Hi, sorry for the delay.
We are gonna be needing byte pair encoding as a part of this. There is a package BytePairEncodning.jl for this. But it has WordTokenizers.jl as a dependency.
If we use that as a dependency, then would this circular dependency be a problem??
If we chose to implement our own BPE, then we can also experiment out with our fast TokenBuffer API and see if we could have a better performance. Else we can use the package BytePairEncodning.jl for BPE.
@oxinabox what would you suggest in this case?
Circular dependencies are indeed a problem.
Good question.
We could always make a new package: StatisticalTokenizers.jl depending on both WordTokenizers and BytePairEncoding.jl at least to experiment.
How hard would implementing BPE be? I don't think it would be that hard? I am not sure though
I don't think implementing bpe will be hard.
Hi @oxinabox, I have completed Sentencepiece Processor in Julia Here is my blog with implementation detail. for now, It only supported sentence piece processor
You should talk to @Ayushk4
@tejasvaidhyadev , I am looking at the code for Sentenpiece. I will get back to you in a few hours.
@tejasvaidhyadev What is the difference between the 2 files here? https://gist.github.com/tejasvaidhyadev/21a092ff3fe1f2c146a60af44b9519c1
@tejasvaidhyadev What is the difference between the 2 files here? https://gist.github.com/tejasvaidhyadev/21a092ff3fe1f2c146a60af44b9519c1
Both are the same ignore the other one. I will add more docstring for a better explanation
Okay. The code looks okay to me, I will go in detail once you send the PR. A couple of things regarding the API-
DataDeps
for downloading the vocab file. So API will be something like-
tokenizer = SentencePiece(ALBERT)
this can be similar to Embeddings.jl as you suggested.
We can also have another API for
tokenizer = SentencePiece(vocab_path::String)
I think using TokenBuffer will not be possible here since the decoding is done by viterbi algo here. Try to keep type conversions in the forward_algo minimal since the forward_algo will be O(n^2).
Since this will not be using tokenbuffer and we can expect more statistical algo to be added to this package, I think we can have the code for sentencepiece inside new folder src/statistical.

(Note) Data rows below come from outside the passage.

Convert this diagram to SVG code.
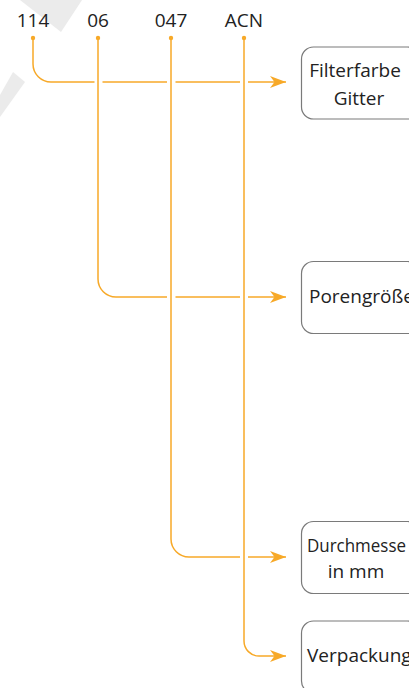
<svg xmlns="http://www.w3.org/2000/svg" width="409" height="688" viewBox="0 0 409 688">
  <style>
    .lbl { font-family: "Open Sans", "Noto Sans", sans-serif; font-size: 19px; fill: #222222; }
    .box { fill: #ffffff; stroke: #7a7a7a; stroke-width: 1.2; }
    .wire { fill: none; stroke: #f7a928; stroke-width: 1.5; }
    .dot { fill: #f7a928; }
    .mark { fill: #ebebeb; }
  </style>
  <defs>
    <marker id="arrow" viewBox="0 0 16 12" refX="16" refY="6" markerWidth="16" markerHeight="12" markerUnits="userSpaceOnUse" orient="auto">
      <path d="M0,0 L16,6 L0,12 L4.5,6 Z" fill="#f7a928"/>
    </marker>
  </defs>

  <!-- faint background marks -->
  <polygon class="mark" points="20,0 82,0 61,32"/>
  <polygon class="mark" points="0,95 13,72 25,82 0,117"/>

  <!-- code segments -->
  <g id="codes">
    <text class="lbl" x="33" y="26.5" text-anchor="middle">114</text>
    <text class="lbl" x="98" y="26.5" text-anchor="middle">06</text>
    <text class="lbl" x="171" y="26.5" text-anchor="middle">047</text>
    <text class="lbl" x="244" y="26.5" text-anchor="middle">ACN</text>
  </g>

  <!-- connectors -->
  <g id="connectors">
    <circle class="dot" cx="33" cy="38" r="2.2"/>
    <circle class="dot" cx="98" cy="38" r="2.2"/>
    <circle class="dot" cx="171" cy="38" r="2.2"/>
    <circle class="dot" cx="244" cy="38" r="2.2"/>

    <!-- 114 -> Filterfarbe -->
    <path class="wire" d="M33,38 V64 A18,18 0 0 0 51,82 H94.5"/>
    <path class="wire" d="M102.5,82 H167"/>
    <path class="wire" d="M175.5,82 H240"/>
    <path class="wire" d="M248,82 H286" marker-end="url(#arrow)"/>

    <!-- 06 -> Porengröße -->
    <path class="wire" d="M98,38 V279 A18,18 0 0 0 116,297 H167"/>
    <path class="wire" d="M175.5,297 H240"/>
    <path class="wire" d="M248,297 H286" marker-end="url(#arrow)"/>

    <!-- 047 -> Durchmesser -->
    <path class="wire" d="M171,38 V539 A18,18 0 0 0 189,557 H240"/>
    <path class="wire" d="M248,557 H286" marker-end="url(#arrow)"/>

    <!-- ACN -> Verpackung -->
    <path class="wire" d="M244,38 V641 A15,15 0 0 0 259,656 H286" marker-end="url(#arrow)"/>
  </g>

  <!-- target boxes -->
  <g id="filterfarbe">
    <rect class="box" x="301.5" y="47" width="118" height="72" rx="12"/>
    <text class="lbl" x="355" y="76.7" text-anchor="middle">Filterfarbe</text>
    <text class="lbl" x="359" y="105" text-anchor="middle">Gitter</text>
  </g>
  <g id="porengroesse">
    <rect class="box" x="301.5" y="261.5" width="118" height="72" rx="12"/>
    <text class="lbl" x="309" y="303">Porengröße</text>
  </g>
  <g id="durchmesser">
    <rect class="box" x="301.5" y="521.5" width="118" height="72" rx="12"/>
    <text class="lbl" x="307" y="551.7" textLength="99" lengthAdjust="spacingAndGlyphs">Durchmesse</text>
    <text class="lbl" x="356" y="578" text-anchor="middle">in mm</text>
  </g>
  <g id="verpackung">
    <rect class="box" x="301.5" y="621" width="118" height="72" rx="12"/>
    <text class="lbl" x="307" y="661.7">Verpackung</text>
  </g>
</svg>
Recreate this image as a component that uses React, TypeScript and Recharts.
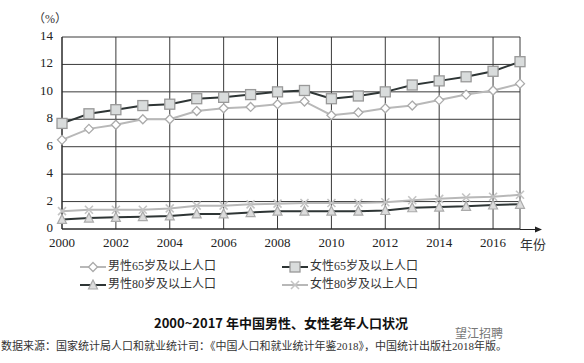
import React from "react";
import { LineChart, Line, XAxis, YAxis, CartesianGrid } from "recharts";

const years = [2000, 2001, 2002, 2003, 2004, 2005, 2006, 2007, 2008, 2009, 2010, 2011, 2012, 2013, 2014, 2015, 2016, 2017];
const male65 = [6.5, 7.3, 7.6, 8.0, 8.0, 8.6, 8.8, 8.9, 9.1, 9.3, 8.3, 8.5, 8.8, 9.0, 9.4, 9.8, 10.1, 10.6];
const female65 = [7.7, 8.4, 8.7, 9.0, 9.1, 9.5, 9.6, 9.8, 10.0, 10.1, 9.5, 9.7, 10.0, 10.5, 10.8, 11.1, 11.5, 12.2];
const male80 = [0.7, 0.8, 0.85, 0.9, 0.95, 1.1, 1.1, 1.2, 1.3, 1.3, 1.3, 1.3, 1.35, 1.55, 1.6, 1.65, 1.75, 1.8];
const female80 = [1.3, 1.4, 1.4, 1.4, 1.5, 1.7, 1.7, 1.8, 1.85, 1.9, 1.9, 1.9, 1.95, 2.1, 2.2, 2.3, 2.35, 2.5];
const xTicks = [2000, 2002, 2004, 2006, 2008, 2010, 2012, 2014, 2016];
const yTicks = [0, 2, 4, 6, 8, 10, 12, 14];
const seriesNames = ["男性65岁及以上人口", "女性65岁及以上人口", "男性80岁及以上人口", "女性80岁及以上人口"];
const unitLabel = "（%）";
const xUnit = "年份";
const title = "2000~2017 年中国男性、女性老年人口状况";
const source = "数据来源：国家统计局人口和就业统计司：《中国人口和就业统计年鉴2018》，中国统计出版社2018年版。";
const watermark = "望江招聘";

const data = years.map((y, i) => ({
  year: y,
  male65: male65[i],
  female65: female65[i],
  male80: male80[i],
  female80: female80[i],
}));

const DARK = "#2e3535";
const LIGHT = "#b8b8b8";

const Diamond = ({ cx, cy }: any) => (
  <polygon points={`${cx},${cy - 4.5} ${cx + 4.5},${cy} ${cx},${cy + 4.5} ${cx - 4.5},${cy}`} fill="#fff" stroke="#aaa" strokeWidth={1.3} />
);
const Square = ({ cx, cy }: any) => (
  <rect x={cx - 5} y={cy - 5} width={10} height={10} fill="#d9dcdc" stroke="#999" strokeWidth={1.3} />
);
const Tri = ({ cx, cy }: any) => (
  <polygon points={`${cx},${cy - 5} ${cx + 4.5},${cy + 4} ${cx - 4.5},${cy + 4}`} fill="#dcdcdc" stroke="#aaa" strokeWidth={1.2} />
);
const Cross = ({ cx, cy }: any) => (
  <g stroke="#c4c4c4" strokeWidth={1.6}>
    <line x1={cx - 4} y1={cy - 4} x2={cx + 4} y2={cy + 4} />
    <line x1={cx - 4} y1={cy + 4} x2={cx + 4} y2={cy - 4} />
  </g>
);

const LegendIcon = ({ color, Marker }: any) => (
  <svg width={26} height={12} style={{ verticalAlign: "middle" }}>
    <line x1={0} y1={6} x2={26} y2={6} stroke={color} strokeWidth={2} />
    <Marker cx={13} cy={6} />
  </svg>
);

const serif = "Liberation Serif";
const cjkSerif = "'Liberation Serif', 'Noto Sans CJK SC', serif";

const XTick = ({ x, y, payload }: any) => (
  <text x={x} y={y + 18} textAnchor="middle" fill="#222" fontSize={13} style={{ fontFamily: serif }}>
    {payload.value}
  </text>
);
const YTick = ({ x, y, payload }: any) => (
  <text x={x - 1} y={y + 3} textAnchor="end" fill="#222" fontSize={13} style={{ fontFamily: serif }}>
    {payload.value}
  </text>
);

export default function App() {
  const legendItems = [
    { name: seriesNames[0], color: LIGHT, Marker: Diamond, left: 80, top: 258 },
    { name: seriesNames[1], color: DARK, Marker: Square, left: 282, top: 258 },
    { name: seriesNames[2], color: DARK, Marker: Tri, left: 80, top: 276 },
    { name: seriesNames[3], color: LIGHT, Marker: Cross, left: 282, top: 276 },
  ];
  return (
    <div style={{ position: "absolute", left: 0, top: 0, width: 584, height: 363, background: "#fff", overflow: "hidden" }}>
      <LineChart width={584} height={363} data={data} margin={{ top: 37, right: 64, bottom: 104, left: 22 }}>
        <CartesianGrid stroke="#3a3a3a" strokeWidth={1} />
        <XAxis
          type="number"
          dataKey="year"
          domain={[2000, 2017]}
          ticks={xTicks}
          tickLine={false}
          tickSize={0}
          tickMargin={0}
          height={30}
          axisLine={{ stroke: "#222" }}
          tick={<XTick />}
          interval={0}
        />
        <YAxis
          domain={[0, 14]}
          ticks={yTicks}
          tickLine={false}
          tickSize={0}
          tickMargin={8}
          width={40}
          axisLine={{ stroke: "#222" }}
          tick={<YTick />}
          interval={0}
        />
        <Line dataKey="male80" stroke={DARK} strokeWidth={2} isAnimationActive={false} dot={(p: any) => <Tri key={`m80-${p.index}`} {...p} />} />
        <Line dataKey="female80" stroke={LIGHT} strokeWidth={2} isAnimationActive={false} dot={(p: any) => <Cross key={`f80-${p.index}`} {...p} />} />
        <Line dataKey="male65" stroke={LIGHT} strokeWidth={2} isAnimationActive={false} dot={(p: any) => <Diamond key={`m65-${p.index}`} {...p} />} />
        <Line dataKey="female65" stroke={DARK} strokeWidth={2} isAnimationActive={false} dot={(p: any) => <Square key={`f65-${p.index}`} {...p} />} />
      </LineChart>
      <svg width={584} height={363} style={{ position: "absolute", left: 0, top: 0, pointerEvents: "none" }}>
        <line x1={520} y1={229.5} x2={538} y2={229.5} stroke="#222" strokeWidth={1} />
        <polygon points="542,229.5 535,226.5 535,232.5" fill="#222" />
      </svg>
      <div style={{ position: "absolute", left: 33, top: 9, fontSize: 12, fontFamily: cjkSerif, color: "#333" }}>{unitLabel}</div>
      <div style={{ position: "absolute", left: 520, top: 234, fontSize: 13, fontFamily: "'Noto Sans CJK SC', serif", color: "#333" }}>{xUnit}</div>
      {legendItems.map((it) => (
        <div key={it.name} style={{ position: "absolute", left: it.left, top: it.top, fontSize: 12, fontFamily: cjkSerif, color: "#333", whiteSpace: "nowrap", lineHeight: "16px" }}>
          <LegendIcon color={it.color} Marker={it.Marker} />
          <span style={{ marginLeft: 2 }}>{it.name}</span>
        </div>
      ))}
      <div style={{ position: "absolute", left: 0, width: 562, top: 313, textAlign: "center", fontSize: 13, fontWeight: "bold", fontFamily: "'Noto Sans CJK SC', sans-serif", color: "#111" }}>{title}</div>
      <div style={{ position: "absolute", left: 455, top: 326, fontSize: 12, lineHeight: "13px", fontFamily: "'Noto Sans CJK SC', sans-serif", color: "#777" }}>{watermark}</div>
      <div style={{ position: "absolute", left: 1, top: 340, fontSize: 11, lineHeight: "12px", fontFamily: cjkSerif, color: "#333", whiteSpace: "nowrap" }}>{source}</div>
    </div>
  );
}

@oxinabox what do you suggest on this?
I think that all sounds good to me. Yes.
Close this given #51 is merged?
There are other statistical tokenization like wordpiece and BPE that are yet to be added.

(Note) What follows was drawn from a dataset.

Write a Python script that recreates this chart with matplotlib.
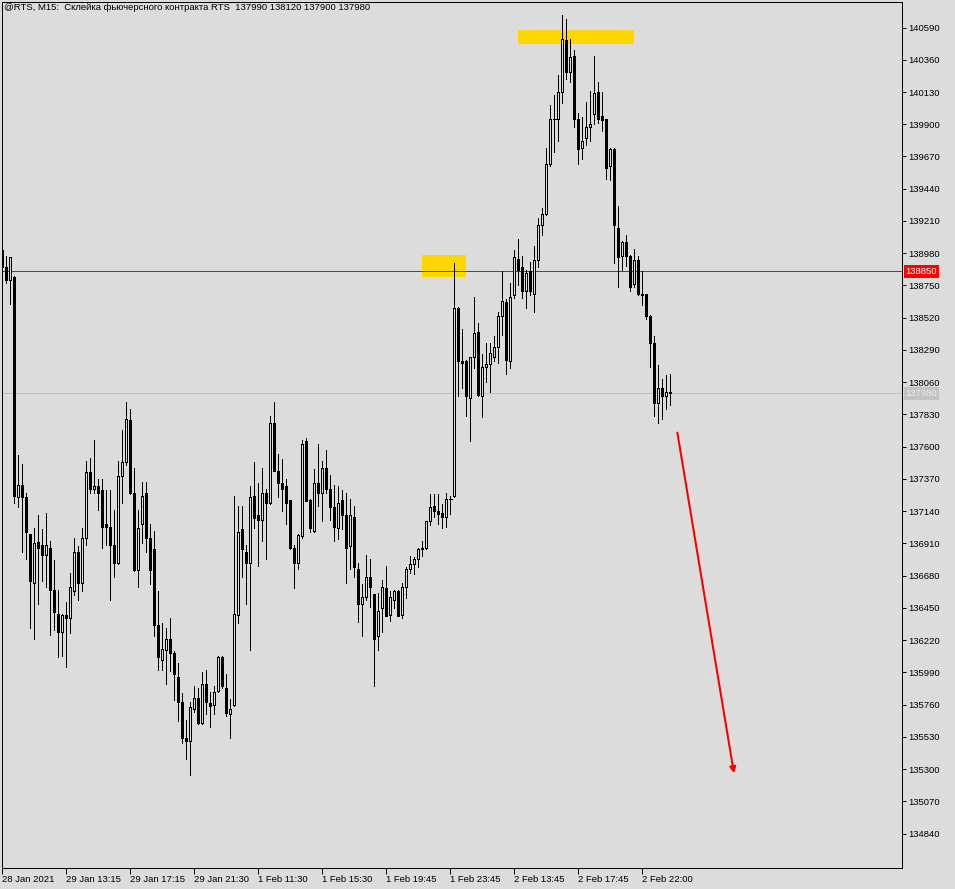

right, but should open superate issues for those as needed? Since there will always be some statisticallal tokenization algorithm we done have?
Okay.
BERT and related models have been using statistical tokenization algorithms. These work well on out-of-vocab words with ML models. High-speed implementations of BPE / WordPiece etc. will be good additions to the package.
Some nice work has been going here
Thanks to @ ninjin for the suggestion.